Autore: Redazione
19/06/2018

Brief dell’intelligenza artificiale: «Indicazioni chiare servono a rendere più produttivi i creativi»

Quando è un umano a scrivere le linee guida che un brand invia alla sua agenzia di comunicazione, il documento è meno chiaro e più scarso di suggerimenti. Secondo Alicia Hatch di Deloitte Digital e Anthony Reeves di Amazon, le macchine sono già capaci di fare un lavoro migliore delle persone

Brief dell’intelligenza artificiale: «Indicazioni chiare servono a rendere più produttivi i creativi»

dai nostri inviati a CANNES, Anna Maria Ciardullo Francesco Lattanzio

Il processo creativo di un’agenzia inizia con l’account che arriva in un’agenzia creativa con il brief di un cliente. Ma all’interno di questo documento sono contenute già le prime tracce di creatività, le linee guida a cui il team deve attenersi per non disperdere le proprie energie sviluppando idee lontane dai valori del brand di cui prenderanno in carico il progetto. Costruire un brief non è facile: dev’essere chiaro, di immediata comprensione, ma deve anche ispirare i creativi portandoli nella giusta direzione. «Il brief creativo è il punto di lancio di idee e concetti ma a volte viene costruito in modo sbagliato - spiega Alicia Hatch, Cmo di Deloitte Digital -. È il momento di ristrutturare il formato dei brief attraverso l’AI».

Brief creativi: AI vs. tradizione

L’affidabilità di macchine e algoritmi cresce con il passare dei giorni, al punto che già si scorge il momento in cui la traccia creativa di un brand sarà affidata all’intelligenza artificiale.
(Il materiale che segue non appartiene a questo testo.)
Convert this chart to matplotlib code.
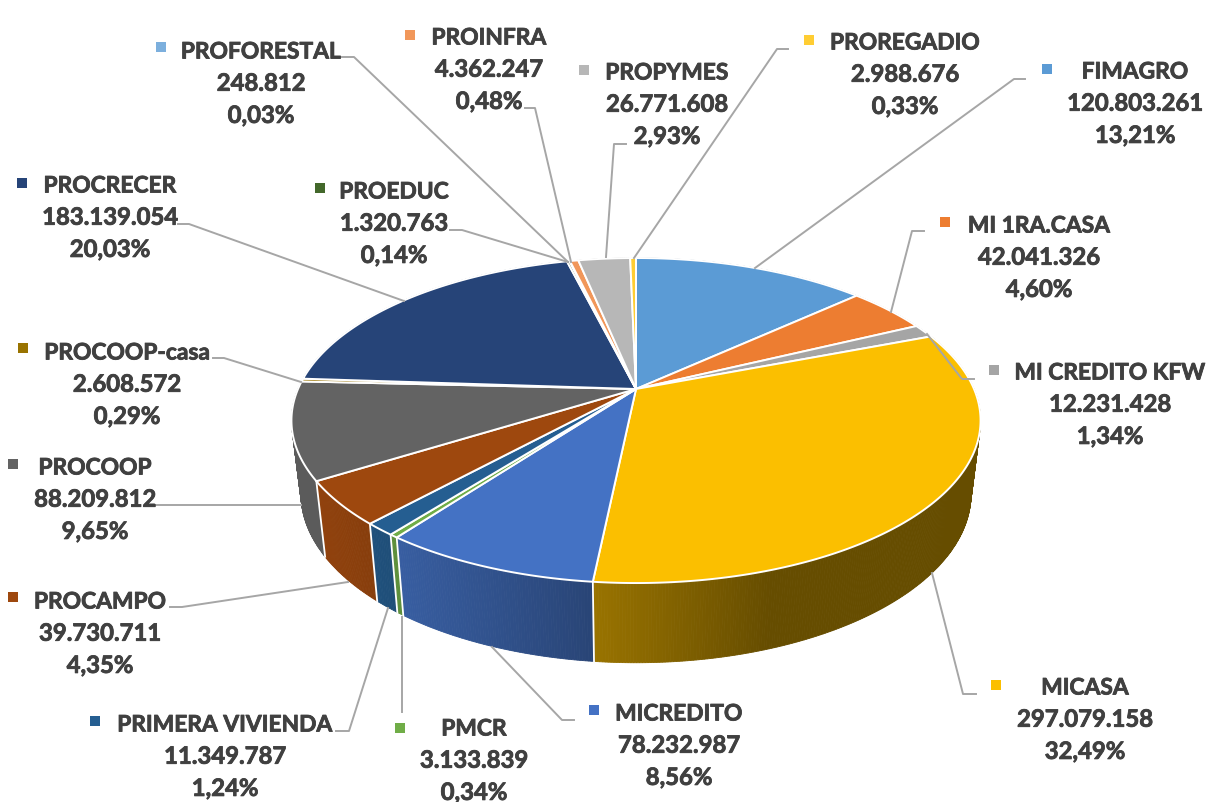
import numpy as np
import matplotlib
matplotlib.use('Agg')
import matplotlib.pyplot as plt
import matplotlib.patheffects as pe

names = ['FIMAGRO', 'MI 1RA.CASA', 'MI CREDITO KFW', 'MICASA', 'MICREDITO', 'PMCR',
         'PRIMERA VIVIENDA', 'PROCAMPO', 'PROCOOP', 'PROCOOP-casa', 'PROCRECER',
         'PROEDUC', 'PROFORESTAL', 'PROINFRA', 'PROPYMES', 'PROREGADIO']
values = [120803261, 42041326, 12231428, 297079158, 78232987, 3133839,
          11349787, 39730711, 88209812, 2608572, 183139054,
          1320763, 248812, 4362247, 26771608, 2988676]
colors = ['#5B9BD5', '#ED7D31', '#A5A5A5', '#FBBF00', '#4472C4', '#70AD47',
          '#255E91', '#9E480E', '#636363', '#997300', '#264478',
          '#43682B', '#7CAFDD', '#F1975A', '#B7B7B7', '#FFCD33']

# label centre x, y of first text line
label_pos = [(1135, 70), (1039, 224), (1110, 371), (1085, 686), (679, 712), (474, 727),
             (225, 723), (100, 600), (95, 466), (127, 351), (110, 184),
             (394, 190), (261, 50), (489, 36), (667, 71), (905, 41)]
key_pos = [(1047, 69), (945, 222), (994, 370), (996, 685), (594, 710), (400, 728),
           (95, 721), (13, 597), (13, 464), (23, 348), (22, 183),
           (320, 188), (161, 47), (410, 35), (584, 70), (809, 40)]
leaders = [
    [(1025, 79), (1014, 79), (755, 268)],
    [(924, 231), (912, 231), (891, 312)],
    [(974, 379), (962, 379), (927, 334)],
    [(976, 694), (963, 694), (932, 573)],
    [(574, 720), (562, 720), (492, 647)],
    [(402, 712), (402, 617)],
    [(336, 731), (349, 731), (388, 608)],
    [(170, 607), (182, 607), (348, 582)],
    [(155, 505), (301, 505)],
    [(213, 358), (224, 358), (301, 382)],
    [(178, 224), (189, 224), (404, 301)],
    [(450, 230), (462, 230), (568, 262)],
    [(342, 57), (354, 57), (568, 262)],
    [(525, 108), (535, 108), (571, 262)],
    [(626, 144), (614, 144), (606, 257)],
    [(788, 49), (777, 49), (634, 258)],
]

# pie geometry in pixels, perspective circle
CX = 636
TOP_Y, TOP_A, TOP_B = 389, 338, 156.4
BOT_Y, BOT_A, BOT_B = 461, 328.7, 162.6
PERSP = 0.194


def rim(theta, cy, a, b):
    # theta runs clockwise from 12 o'clock
    x, y = np.sin(theta), np.cos(theta)
    w = 1 + PERSP * y
    return CX + a * x / w, cy - b * y / w


def wall_shade(x):
    return np.clip(0.6 - (x - 594) * 0.00113, 0.4, 0.92)


fig = plt.figure(figsize=(12.12, 8.02), dpi=100)
ax = fig.add_axes([0, 0, 1, 1])
ax.set_xlim(0, 1212)
ax.set_ylim(802, 0)
ax.axis('off')

total = sum(values)
edges = np.concatenate([[0], np.cumsum(values)]) / total * 2 * np.pi

# side wall first, the top covers whatever is behind
for i, col in enumerate(colors):
    base = np.array(matplotlib.colors.to_rgb(col))
    if col == '#FBBF00':
        base = np.array(matplotlib.colors.to_rgb('#FFC000'))
    n = max(2, int((edges[i + 1] - edges[i]) / np.radians(0.4)))
    th = np.linspace(edges[i], edges[i + 1], n + 1)
    for t0, t1 in zip(th[:-1], th[1:]):
        tx0, ty0 = rim(t0, TOP_Y, TOP_A, TOP_B)
        tx1, ty1 = rim(t1, TOP_Y, TOP_A, TOP_B)
        bx0, by0 = rim(t0, BOT_Y, BOT_A, BOT_B)
        bx1, by1 = rim(t1, BOT_Y, BOT_A, BOT_B)
        c = base * wall_shade((tx0 + tx1) / 2)
        ax.fill([tx0, tx1, bx1, bx0], [ty0, ty1, by1, by0], color=c, lw=0.6, zorder=1)

for t in edges:
    tx, ty = rim(t, TOP_Y, TOP_A, TOP_B)
    bx, by = rim(t, BOT_Y, BOT_A, BOT_B)
    ax.plot([tx, bx], [ty, by], color='white', lw=1.3, zorder=2)

for i, col in enumerate(colors):
    n = max(2, int((edges[i + 1] - edges[i]) / np.radians(0.5)))
    th = np.linspace(edges[i], edges[i + 1], n + 1)
    xs, ys = rim(th, TOP_Y, TOP_A, TOP_B)
    ax.fill(np.r_[CX, xs], np.r_[TOP_Y, ys], facecolor=col, edgecolor='white',
            lw=1.4, joinstyle='round', zorder=3)

for pts in leaders:
    xs, ys = zip(*pts)
    ax.plot(xs, ys, color='#A6A6A6', lw=1.4, zorder=4)

bold = [pe.withStroke(linewidth=0.6, foreground='#404040')]
for name, val, (x, y), (kx, ky), col in zip(names, values, label_pos, key_pos, colors):
    val_txt = f'{val:,}'.replace(',', '.')
    pct_txt = f'{val / total * 100:.2f}%'.replace('.', ',')
    # baseline anchored so the comma does not push a line up
    for j, (line, fs) in enumerate([(name, 16.4), (val_txt, 17.2), (pct_txt, 17.2)]):
        ax.text(x, y + 8.5 + j * 32.2, line, ha='center', va='baseline', family='Lato',
                weight='bold', fontsize=fs, color='#404040', zorder=5, path_effects=bold)
    ax.scatter([kx], [ky], marker='s', s=46, color=col, linewidths=0, zorder=5)

fig.savefig('out.png', dpi=100, facecolor='white')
Un paragone diretto tra un brief “tradizionale” e uno prodotto da un algoritmo non è mai stato fatto, ma sono stati testati i risultati provenienti da entrambe le modalità di stesura del documento in campagne diverse. «La tecnologia ha guidato a risultati molto alti - sottolinea Anthony Reeves, global executive creative director di Amazon -. Il processo creativo è imprevedibile, ma si riassume nel collegare elementi inaspettati. L’AI segue dei pattern, ed è capace di prevedere e suggerire modelli comportamentali a chi poi dovrà sviluppare un’idea di comunicazione». continua. «Le idee creative partono da una scintilla - che l’artificial intelligence non è ancora in grado di provocare - e si agganciano a un’execution, a cui gli algoritmi forniscono un forte supporto. I brief però dovrebbero essere “basati su verità oggettive, in questo modo hanno chance più alte di guidare emotivamente lo sviluppo della creatività», commenta.

Una prova pratica

Amazon ha sviluppato due brief, uno nella maniera tradizionale e uno attraverso algoritmi, e li ha inseriti sulla piattaforma di Deloitte Digital. «Oltre alle indicazioni classiche su target audience, single minded proposition e metriche chiave, il brief tecnologico è stato in grado di fornire informazioni sul customer intent, sulla customer voice, sulle abitudini di ricerca e su ciò che vorrebbero sentire dal brand», spiega ancora Reeves. Quando un brief non è immediatamente chiaro, tra i creativi si sviluppa un’area di scetticismo che si riflette negativamente sulla creatività stessa. Gli algoritmi permettono di rimuovere una porzione significativa di scetticismo, potenziare lo storytelling offrendo idee diverse e in maggiore quantità e accelera la velocità di esplorazione dei concetti. Vantaggi evidenti: insight più approfonditi e un carico di frustrazione minore, alleggeriscono i creativi di un lavoro di deduzione (delicato quanto deviante) risparmiandone energie preziose per il lavoro più umano, ovvero far “scoccare la scintilla”. È proprio questo che si chiede - sempre più spesso e con più vigore - alla tecnologia, svolgere il lavoro sporco per lasciare agli esseri umani i compiti che ne sono propri: usare la fantasia.